Glass ya ha respondido: Disney “tiene todo lo que debe tener para hacer una ópera”. Pero, ¿Por qué? Ya sabemos que Glass dice que “porque fue un hombre de su tiempo, conservador y al mismo tiempo visionario”. Y como esta respuesta es sencillamente incongruente, no queda más remedio que juzgar por uno mismo en la representación.

La respuesta a la pregunta anterior podría ser que es un argumento operístico si –y solo si– se tiene en mente la concepción operística que tiene Philip Glass. Y como ya lleva 24 óperas hechas y no tiene visos de parar, estamos ante un tema operístico a la manera de Glass. Y la explicación a esto nos lleva a una afirmación “performativa”: esto es cierto si es cierto. Y es que el arte, que es también performativo, tiene esas cosas tan simpáticas. Para los admiradores de Glass, que no son pocos, esto es ópera de alto voltaje; para los que no, habrá que preguntarles, yo no me sitúo en ninguno de ambos bandos.

Como mucho, me atrevo a afirmar que The Perfect American no decepciona a los fieles del producto Glass; quizá, incluso, se puede añadir que mejora respecto a producciones anteriores (pienso en Kepler, por ejemplo). Hay en esta agonía de Disney una riqueza de tonos sombríos que amplía la gama expresiva de la casa Glass. El músico de Baltimore no se sale del guión, su música, antaño repetitiva, ahora es más bien obsesiva; y como tiene ya un oficio teatral muy bien entrenado, pone esa obsesión al servicio de una narración que lo agradece.
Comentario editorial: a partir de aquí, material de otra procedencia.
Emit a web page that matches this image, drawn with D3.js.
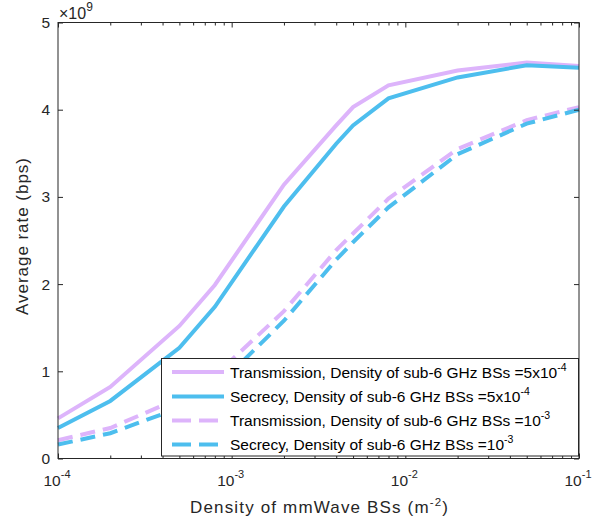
<!DOCTYPE html>
<html><head><meta charset="utf-8">
<script src="https://cdn.jsdelivr.net/npm/d3@7"></script>
<style>body{margin:0;background:#fff}svg{display:block;font-family:"Liberation Sans",Arial,sans-serif}</style>
</head><body><svg id="c" width="611" height="520"></svg>
<script>
const xValues = [1e-4, 2e-4, 5e-4, 8e-4, 2e-3, 4e-3, 5e-3, 8e-3, 2e-2, 5e-2, 1e-1];
const transHigh = [0.46, 0.82, 1.52, 1.99, 3.14, 3.82, 4.03, 4.28, 4.45, 4.54, 4.50];
const secHigh   = [0.35, 0.66, 1.27, 1.74, 2.89, 3.61, 3.82, 4.13, 4.37, 4.51, 4.48];
const transLow  = [0.21, 0.35, 0.69, 0.95, 1.69, 2.39, 2.58, 2.98, 3.55, 3.88, 4.03];
const secLow    = [0.16, 0.29, 0.58, 0.80, 1.58, 2.28, 2.48, 2.88, 3.49, 3.84, 4.00];
const xTickValues = [1e-4, 1e-3, 1e-2, 1e-1];
const xTickExp = ["-4", "-3", "-2", "-1"];
const yTickValues = [0, 1, 2, 3, 4, 5];
const legendMain = ["Transmission, Density of sub-6 GHz BSs =5x10", "Secrecy, Density of sub-6 GHz BSs =5x10",
                    "Transmission, Density of sub-6 GHz BSs =10", "Secrecy, Density of sub-6 GHz BSs =10"];
const legendExp = ["-4", "-4", "-3", "-3"];

const colTrans = "#ddb4fb", colSec = "#4dbeee", ink = "#262626";
const svg = d3.select("#c");
const L = 58, R = 579, T = 22.5, B = 458.5;
const x = d3.scaleLog().domain([1e-4, 1e-1]).range([L, R]);
const y = d3.scaleLinear().domain([0, 5]).range([B, T]);

const series = [
  {v: transHigh, c: colTrans, dash: null},
  {v: secHigh, c: colSec, dash: null},
  {v: transLow, c: colTrans, dash: "15,8"},
  {v: secLow, c: colSec, dash: "15,8"}
];
const line = d3.line().x(d => x(d[0])).y(d => y(d[1]));
const g = svg.append("g");
series.forEach(s => {
  g.append("path").datum(xValues.map((xv, i) => [xv, s.v[i]]))
    .attr("d", line).attr("fill", "none").attr("stroke", s.c)
    .attr("stroke-width", 4).attr("stroke-dasharray", s.dash);
});

const minor = [];
for (let e = -4; e < -1; e++) for (let m = 2; m <= 9; m++) minor.push(m * Math.pow(10, e));

function styleAxis(sel) {
  sel.select(".domain").remove();
  sel.selectAll("line").attr("stroke", ink);
  sel.selectAll("text").remove();
}
svg.append("g").attr("transform", `translate(0,${B})`).call(d3.axisBottom(x).tickValues(xTickValues).tickSize(-5)).call(styleAxis);
svg.append("g").attr("transform", `translate(0,${B})`).call(d3.axisBottom(x).tickValues(minor).tickSize(-3)).call(styleAxis);
svg.append("g").attr("transform", `translate(0,${T})`).call(d3.axisTop(x).tickValues(xTickValues).tickSize(-5)).call(styleAxis);
svg.append("g").attr("transform", `translate(0,${T})`).call(d3.axisTop(x).tickValues(minor).tickSize(-3)).call(styleAxis);
svg.append("g").attr("transform", `translate(${L},0)`).call(d3.axisLeft(y).tickValues(yTickValues).tickSize(-5)).call(styleAxis);
svg.append("g").attr("transform", `translate(${R},0)`).call(d3.axisRight(y).tickValues(yTickValues).tickSize(-5)).call(styleAxis);

svg.append("rect").attr("x", L).attr("y", T).attr("width", R - L).attr("height", B - T)
  .attr("fill", "none").attr("stroke", ink).attr("stroke-width", 1);

svg.append("g").selectAll("text").data(yTickValues).join("text")
  .attr("x", L - 8).attr("y", d => y(d) + 5.5).attr("text-anchor", "end")
  .attr("font-size", 15.5).attr("fill", ink).text(d => d);

xTickValues.forEach((v, i) => {
  const t = svg.append("text").attr("x", x(v) - 1).attr("y", 486).attr("text-anchor", "middle")
    .attr("font-size", 15.5).attr("fill", ink);
  t.append("tspan").text("10");
  t.append("tspan").attr("dy", -8).attr("font-size", 11).text(xTickExp[i]);
});

const ex = svg.append("text").attr("x", 59).attr("y", 19).attr("font-size", 16).attr("fill", ink);
ex.append("tspan").text("\u00d710");
ex.append("tspan").attr("dy", -8).attr("font-size", 12).text("9");

const xl = svg.append("text").attr("x", 319).attr("y", 513).attr("text-anchor", "middle")
  .attr("font-size", 17).attr("fill", ink).attr("textLength", 258).attr("lengthAdjust", "spacing");
xl.append("tspan").text("Density of mmWave BSs (m");
xl.append("tspan").attr("dy", -7).attr("font-size", 11.5).text("-2");
xl.append("tspan").attr("dy", 7).text(")");

svg.append("text").attr("transform", `translate(27.7,236.5) rotate(-90)`)
  .attr("text-anchor", "middle").attr("font-size", 17).attr("fill", ink)
  .attr("textLength", 157).attr("lengthAdjust", "spacing").text("Average rate (bps)");

const lg = svg.append("g");
lg.append("rect").attr("x", 161.5).attr("y", 358.5).attr("width", 417).attr("height", 97.5)
  .attr("fill", "#fff").attr("stroke", ink).attr("stroke-width", 1);
const rowY = [372, 396.5, 420.5, 444.5];
series.forEach((s, i) => {
  lg.append("line").attr("x1", 172).attr("x2", 224).attr("y1", rowY[i]).attr("y2", rowY[i])
    .attr("stroke", s.c).attr("stroke-width", 4).attr("stroke-dasharray", s.dash ? "19,8" : null);
  const t = lg.append("text").attr("x", 230).attr("y", rowY[i] + 5.5).attr("font-size", 15.5).attr("fill", "#000");
  t.append("tspan").text(legendMain[i]);
  t.append("tspan").attr("dy", -7).attr("font-size", 10.5).text(legendExp[i]);
});
</script></body></html>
Al modo de la puesta en escena de Phelim McDermott, la profesionalidad de la música de Glass es impecable. Glass se ha convertido en el mejor montador de la música de Glass: su gama tímbrica, por ejemplo, alcanza cotas de gran brillo aquí. Un brillo opaco, como corresponde al clima pálido del enfermo Disney, pero resuelto con sólido acierto.
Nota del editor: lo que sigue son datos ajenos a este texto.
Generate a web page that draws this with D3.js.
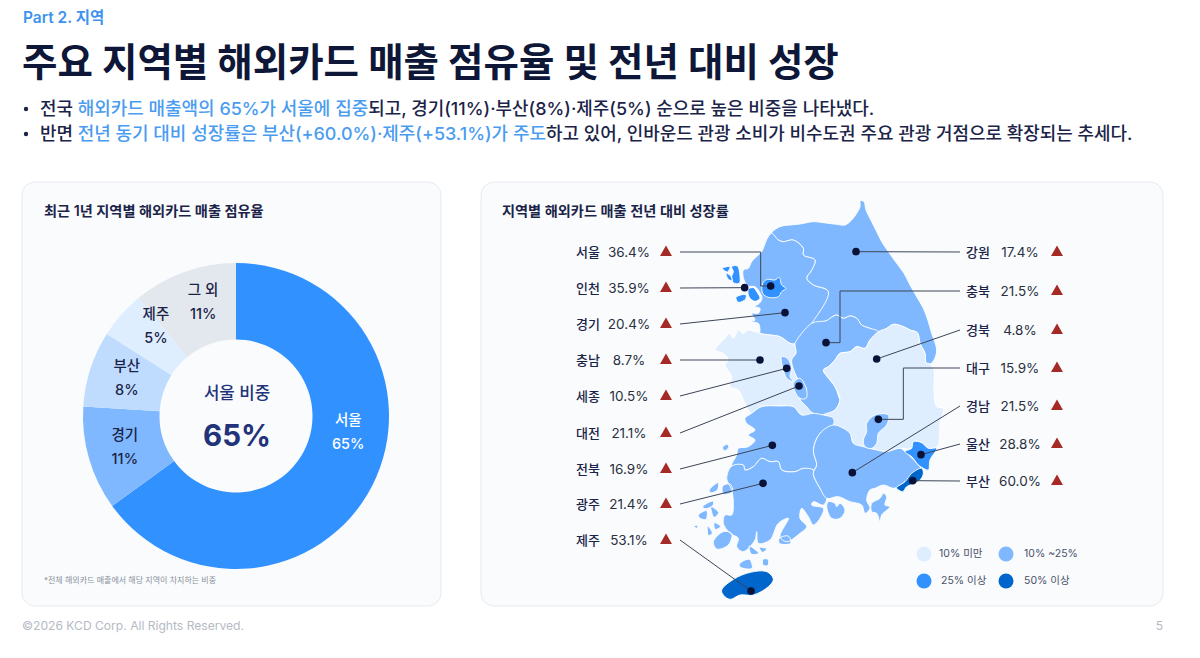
<!DOCTYPE html>
<html lang="ko">
<head>
<meta charset="UTF-8">
<title>주요 지역별 해외카드 매출 점유율 및 전년 대비 성장</title>
<script src="https://d3js.org/d3.v7.min.js"></script>
<style>
  html, body { margin: 0; padding: 0; background: #fff; }
  svg { display: block; }
  text { font-family: Inter, "Noto Sans CJK KR", sans-serif; }
</style>
</head>
<body>
<div id="chart"></div>
<script>
// donut data
const shareNames = ["서울", "경기", "부산", "제주", "그 외"];
const shareValues = [65, 11, 8, 5, 11];
const shareColors = ["#3191ff", "#7fb8ff", "#bfdcff", "#dfeeff", "#e3e8ee"];

// growth by region, same order as the label rows
const leftNames = ["서울", "인천", "경기", "충남", "세종", "대전", "전북", "광주", "제주"];
const leftGrowth = [36.4, 35.9, 20.4, 8.7, 10.5, 21.1, 16.9, 21.4, 53.1];
const rightNames = ["강원", "충북", "경북", "대구", "경남", "울산", "부산"];
const rightGrowth = [17.4, 21.5, 4.8, 15.9, 21.5, 28.8, 60.0];

const legendLabels = ["10% 미만", "10% ~25%", "25% 이상", "50% 이상"];
const growthBreaks = [10, 25, 50];
const growthColors = ["#dfeeff", "#7fb8ff", "#3191ff", "#0066cc"];

// map outlines, traced by hand on a 840 x 1260 grid
const outlines = {
  "강원": [[[275,130],[300,110],[330,105],[360,102],[400,95],[430,98],[470,103],[495,105],[515,90],[530,70],[540,50],[541,32],[552,35],[558,60],[575,95],[590,125],[605,155],[625,185],[650,220],[672,250],[690,285],[710,320],[730,355],[745,395],[755,430],[770,480],[762,510],[750,522],[738,518],[735,490],[720,460],[712,428],[690,420],[670,410],[640,403],[620,415],[595,425],[570,415],[545,405],[530,385],[510,378],[490,385],[470,375],[450,385],[440,392],[395,400],[445,305],[400,285],[380,265],[395,240],[405,210],[370,195],[370,175],[340,150],[310,155],[295,150]]],
  "경기": [[[275,130],[295,150],[310,155],[340,150],[370,175],[370,195],[405,210],[395,240],[380,265],[400,285],[445,305],[395,400],[345,460],[330,460],[300,440],[270,435],[240,430],[240,420],[235,400],[210,395],[225,390],[215,370],[235,370],[240,355],[225,350],[238,340],[246,325],[238,305],[225,290],[205,288],[192,270],[190,240],[205,235],[215,215],[235,195],[245,185],[262,145]]],
  "충남": [[[240,430],[270,435],[300,440],[330,460],[345,465],[348,490],[335,510],[350,560],[380,600],[380,630],[360,625],[380,650],[400,670],[365,675],[340,650],[300,648],[245,650],[215,670],[190,630],[175,600],[150,590],[155,560],[135,525],[145,510],[130,490],[105,480],[115,465],[130,450],[150,430],[160,445],[175,420],[190,430],[205,420],[225,425]]],
  "충북": [[[395,400],[440,392],[450,385],[470,375],[490,385],[510,378],[530,385],[545,405],[570,415],[595,425],[570,450],[555,475],[530,470],[510,485],[480,490],[465,510],[445,530],[430,540],[450,570],[465,590],[478,625],[480,630],[465,660],[430,675],[400,670],[380,650],[360,625],[380,600],[350,560],[335,510],[348,490],[345,465],[345,460]]],
  "경북": [[[595,425],[620,415],[640,403],[670,410],[690,420],[712,428],[720,460],[735,490],[738,518],[750,522],[762,540],[762,600],[770,650],[790,655],[780,700],[772,770],[745,775],[725,758],[700,755],[695,775],[660,775],[620,785],[590,780],[550,770],[520,760],[510,730],[490,715],[460,705],[460,685],[430,675],[465,660],[480,630],[465,590],[450,570],[430,540],[445,530],[465,510],[480,490],[510,485],[530,470],[555,475],[570,450]]],
  "전북": [[[215,670],[245,650],[300,648],[340,650],[365,675],[400,670],[430,675],[460,685],[460,705],[420,730],[400,780],[410,825],[400,840],[370,835],[345,845],[305,840],[295,815],[270,815],[245,805],[220,830],[195,840],[190,825],[155,828],[170,795],[175,775],[205,770],[225,750],[205,735],[225,720],[200,700],[195,685]],
    [[128,772],[142,763],[146,773],[133,782]]],
  "광주": [[[155,828],[190,825],[195,840],[220,830],[245,805],[270,815],[295,815],[305,840],[345,845],[370,835],[400,840],[400,855],[420,895],[440,925],[430,945],[400,935],[395,945],[430,955],[420,985],[400,1005],[385,980],[365,955],[360,985],[380,1010],[360,1030],[320,1055],[300,1040],[325,985],[295,1000],[270,1050],[235,1060],[230,1025],[225,1050],[190,1085],[170,1070],[175,1045],[150,1030],[130,1000],[135,975],[155,975],[160,940],[155,900],[140,865]],
    [[100,1055],[130,1025],[155,1030],[145,1065],[110,1077]],[[88,900],[115,878],[112,900],[92,908]],[[128,888],[150,882],[158,905],[130,912]],
    [[68,950],[100,933],[98,947],[75,956]],[[55,975],[80,962],[78,988],[60,985]],[[93,950],[116,968],[102,982]],[[83,1008],[97,1030],[85,1036]],[[103,998],[122,1010],[105,1018]],[[42,1008],[54,1006],[50,1015]],
    [[178,1122],[208,1108],[216,1135],[182,1132]],[[249,1108],[264,1108],[264,1126],[250,1126]],[[208,1068],[236,1090],[214,1092]],[[238,1073],[260,1076],[248,1087]],[[298,1045],[325,1038],[332,1060],[298,1060]]],
  "경남": [[[460,705],[490,715],[510,730],[520,760],[550,770],[590,780],[620,785],[660,775],[675,785],[715,825],[725,840],[700,855],[675,875],[650,892],[640,895],[610,885],[585,895],[570,900],[560,930],[570,955],[555,970],[545,945],[510,935],[475,920],[440,925],[420,895],[400,850],[410,825],[400,780],[420,730]],
    [[575,940],[600,925],[610,910],[620,920],[615,945],[630,950],[605,975],[600,995],[590,970],[575,965]],
    [[445,935],[465,940],[470,950],[480,940],[495,960],[480,985],[455,985],[440,950]]],
  "서울": [[[248,280],[262,268],[285,270],[298,262],[305,285],[318,295],[305,305],[295,320],[265,322],[248,310]]],
  "인천": [[[205,298],[220,293],[232,308],[240,325],[225,334],[208,322]],[[155,230],[172,228],[180,260],[178,280],[160,278],[155,260],[160,245]],[[127,235],[150,230],[142,246]],[[138,250],[152,258],[157,272],[145,268]],[[168,322],[197,314],[197,327],[175,337]]],
  "세종": [[[305,500],[322,505],[335,535],[330,560],[340,575],[320,565],[310,540],[305,520]]],
  "대전": [[[340,580],[360,565],[380,600],[378,625],[360,625],[345,605]]],
  "대구": [[[560,700],[585,675],[625,675],[620,705],[595,730],[590,760],[575,775],[555,770],[550,750],[560,725]]],
  "울산": [[[675,785],[695,775],[700,755],[725,758],[745,775],[770,775],[750,810],[745,840],[725,832],[715,825],[695,800]]],
  "부산": [[[650,892],[675,875],[695,850],[725,835],[730,850],[722,868],[705,880],[680,890],[668,905],[650,895]]],
  "제주": [[[125,1200],[150,1175],[200,1150],[260,1145],[280,1168],[265,1190],[220,1215],[180,1215],[150,1228],[130,1215]]]
};

// dot for each region and the elbow of its leader, on the same grid
const anchors = {
  "서울": [272,288], "인천": [194,293], "경기": [315,368], "충남": [240,510], "세종": [320,535],
  "대전": [357,588], "전북": [277,766], "광주": [249,880], "제주": [213,1203], "강원": [528,185],
  "충북": [438,458], "경북": [590,507], "대구": [595,688], "경남": [517,848], "울산": [723,794], "부산": [698,872]
};
const elbows = { "서울": 242, "충북": 480, "대구": 670 };

const width = 1200, height = 658;
const navy = "#1b2448";

const svg = d3.select("#chart").append("svg")
  .attr("width", width)
  .attr("height", height);

// header
svg.append("text").attr("x", 23).attr("y", 23)
  .attr("font-size", 15.5).attr("font-weight", 600).attr("fill", "#3f93ee")
  .text("Part 2. 지역");
svg.append("text").attr("x", 22).attr("y", 76)
  .attr("font-size", 38.5).attr("font-weight", 700).attr("fill", "#0e1738")
  .text("주요 지역별 해외카드 매출 점유율 및 전년 대비 성장");

const bullets = [
  [["전국 ", 0], ["해외카드 매출액의 65%가 서울에 집중", 1], ["되고, 경기(11%)·부산(8%)·제주(5%) 순으로 높은 비중을 나타냈다.", 0]],
  [["반면 ", 0], ["전년 동기 대비 성장률은 부산(+60.0%)·제주(+53.1%)가 주도", 1], ["하고 있어, 인바운드 관광 소비가 비수도권 주요 관광 거점으로 확장되는 추세다.", 0]]
];
bullets.forEach((parts, i) => {
  const y = 115 + i * 25;
  svg.append("circle").attr("cx", 26).attr("cy", y - 6).attr("r", 2.2).attr("fill", navy);
  const t = svg.append("text").attr("x", 40).attr("y", y)
    .attr("font-size", 17.95).attr("font-weight", 500);
  parts.forEach(p => t.append("tspan").attr("fill", p[1] ? "#4a9cf0" : navy).text(p[0]));
});

// cards
[[22, 419], [481, 682]].forEach(c => {
  svg.append("rect").attr("x", c[0]).attr("y", 182).attr("width", c[1]).attr("height", 424)
    .attr("rx", 13).attr("fill", "#f9fbfd").attr("stroke", "#e7eaee");
});
svg.append("text").attr("x", 44).attr("y", 216).attr("font-size", 14.2).attr("font-weight", 600)
  .attr("fill", navy).text("최근 1년 지역별 해외카드 매출 점유율");
svg.append("text").attr("x", 502).attr("y", 216).attr("font-size", 14.2).attr("font-weight", 600)
  .attr("fill", navy).text("지역별 해외카드 매출 전년 대비 성장률");

// donut
const donut = svg.append("g").attr("transform", "translate(236,416)");
const pie = d3.pie().sort(null)(shareValues);
const arc = d3.arc().innerRadius(76.5).outerRadius(153);
donut.selectAll("path").data(pie).join("path")
  .attr("d", arc)
  .attr("fill", (d, i) => shareColors[i]);

// label spots in the ring are nudged by hand, the slices are narrow near the top
const labelShift = [[10, -36], [-1, -1], [0, -2.5], [6, -14], [6, -6]];
pie.forEach((d, i) => {
  const c = arc.centroid(d);
  const x = c[0] + labelShift[i][0], y = c[1] + labelShift[i][1];
  const color = i === 0 ? "#fff" : navy;
  donut.append("text").attr("x", x).attr("y", y - 7).attr("text-anchor", "middle")
    .attr("font-size", 14.5).attr("font-weight", 500).attr("fill", color).text(shareNames[i]);
  donut.append("text").attr("x", x).attr("y", y + 17).attr("text-anchor", "middle")
    .attr("font-size", 14.5).attr("font-weight", 500).attr("fill", color).text(shareValues[i] + "%");
});
donut.append("text").attr("x", 1).attr("y", -17).attr("text-anchor", "middle")
  .attr("font-size", 16.8).attr("font-weight", 500).attr("fill", "#22337a").text("서울 비중");
donut.append("text").attr("x", 1).attr("y", 30).attr("text-anchor", "middle")
  .attr("font-size", 29.5).attr("font-weight", 700).attr("fill", "#22337a").text(shareValues[0] + "%");

svg.append("text").attr("x", 44).attr("y", 583).attr("font-size", 8)
  .attr("fill", "#8a909b").text("*전체 해외카드 매출에서 해당 지역이 차지하는 비중");

// map
const xMap = d3.scaleLinear().domain([0, 840]).range([680, 960]);
const yMap = d3.scaleLinear().domain([0, 1260]).range([190, 610]);
const color = d3.scaleThreshold().domain(growthBreaks).range(growthColors);
const growthOf = {};
leftNames.forEach((n, i) => growthOf[n] = leftGrowth[i]);
rightNames.forEach((n, i) => growthOf[n] = rightGrowth[i]);

const ringPath = d3.line().x(d => xMap(d[0])).y(d => yMap(d[1])).curve(d3.curveCatmullRomClosed.alpha(0.5));
const regions = svg.append("g");
Object.keys(outlines).forEach(name => {
  regions.append("path")
    .attr("d", outlines[name].map(ringPath).join(""))
    .attr("fill", color(growthOf[name]))
    .attr("stroke", "#fff")
    .attr("stroke-width", 0.9)
    .attr("stroke-linejoin", "round");
});

// labels, leaders and dots
const leftRows = [252, 288, 324, 360, 396, 433, 469, 504, 540];
const rightRows = [252, 291, 330, 368, 406, 444, 481];

function drawRows(names, growth, rows, nameX, valueX, triX, lineX) {
  names.forEach((name, i) => {
    const y = rows[i];
    svg.append("text").attr("x", nameX).attr("y", y + 5).attr("text-anchor", "middle")
      .attr("font-size", 13).attr("font-weight", 500).attr("fill", navy).text(name);
    svg.append("text").attr("x", valueX).attr("y", y + 5).attr("text-anchor", "middle")
      .attr("font-size", 13.5).attr("fill", "#2a3040").text(growth[i].toFixed(1) + "%");
    svg.append("path")
      .attr("d", d3.symbol().type(d3.symbolTriangle).size(62))
      .attr("transform", `translate(${triX},${y + 0.5})`)
      .attr("fill", "#a52a26");

    const a = anchors[name];
    const pts = [[lineX, y]];
    if (elbows[name] !== undefined) {
      pts.push([xMap(elbows[name]), y], [xMap(elbows[name]), yMap(a[1])]);
    }
    pts.push([xMap(a[0]), yMap(a[1])]);
    svg.append("path").attr("d", d3.line()(pts))
      .attr("fill", "none").attr("stroke", "#3d4557").attr("stroke-width", 1);
  });
}
drawRows(leftNames, leftGrowth, leftRows, 588, 629, 666, 680);
drawRows(rightNames, rightGrowth, rightRows, 978, 1020, 1057, 960);

Object.keys(anchors).forEach(name => {
  svg.append("circle")
    .attr("cx", xMap(anchors[name][0])).attr("cy", yMap(anchors[name][1]))
    .attr("r", 3.8).attr("fill", "#0a1238");
});

// legend
const legendSpots = [[924, 554, 939], [1006, 554, 1024], [924, 581, 941], [1006, 581, 1024]];
legendLabels.forEach((label, i) => {
  const s = legendSpots[i];
  svg.append("circle").attr("cx", s[0]).attr("cy", s[1]).attr("r", 7.5).attr("fill", growthColors[i]);
  svg.append("text").attr("x", s[2]).attr("y", s[1] + 3).attr("font-size", 10.5)
    .attr("fill", "#4a5068").text(label);
});

// footer
svg.append("text").attr("x", 22).attr("y", 630).attr("font-size", 12.1)
  .attr("fill", "#b5bac3").text("©2026 KCD Corp. All Rights Reserved.");
svg.append("text").attr("x", 1163).attr("y", 630).attr("text-anchor", "end").attr("font-size", 12.1)
  .attr("fill", "#b5bac3").text("5");
</script>
</body>
</html>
Pero una ópera, por más que se adscriba al género “ópera de Glass”, no es solo seguridad en el tratamiento instrumental; la historia nos la cuentan unos cantantes. Y aunque Glass tampoco se mueve mal aquí, su marca es muy inespecífica en lo vocal. Un cuasi recitativo que dura una hora y tres cuartos necesita mucha gasolina para justificarse. Aquí la tiene a ratos. La producción escénica es muy solvente y contempla no pocos hallazgos. El mundo de dibujos proyectados en sucesivas capas de tela tiene el suficiente brillo como para hacer olvidar que ni uno solo es de Disney, y no porque el mago no los hubiera hecho (como se encargan de decirnos en la historia), sino porque está claro que el gigante empresarial actual del imperio Disney no ha permitido el uso de ni una raya de la casa.

La historia, a mi juicio, apenas despega. Tiene interesantísimos momentos de cinco o diez minutos esparcidos por los dos actos, pero una continuidad penosa de la que no se salva ni con postizos del tipo aparición de Andy Warhol o del muñeco neumático que representa a Abraham Lincoln.

Por su parte, no son pocos los movimientos de escena que recuerdan o evocan esa cargante cámara lenta que Bob Wilson ya ha firmado para la eternidad, aunque aquí no aparece Wilson ni se le espera.

En suma, que todo, o casi, tiene calidad pero está muy visto y oído, al menos para el que haya querido ver y oír.

Glass no defrauda a los suyos, sube incluso algunos puntos respecto a trabajos anteriores. Pero tampoco convence a los demás aunque tampoco irrita. Si el producto se promociona bien y acuden los que deben acudir, los glassianos, no deja de ser una más que correcta producción y un estreno mundial para engrosar la lista del Teatro Real en materia de estrenos.

Para los otros, será un patinazo más de un teatro empecinado en estrenar lo que no debe olvidándose de lo que debe.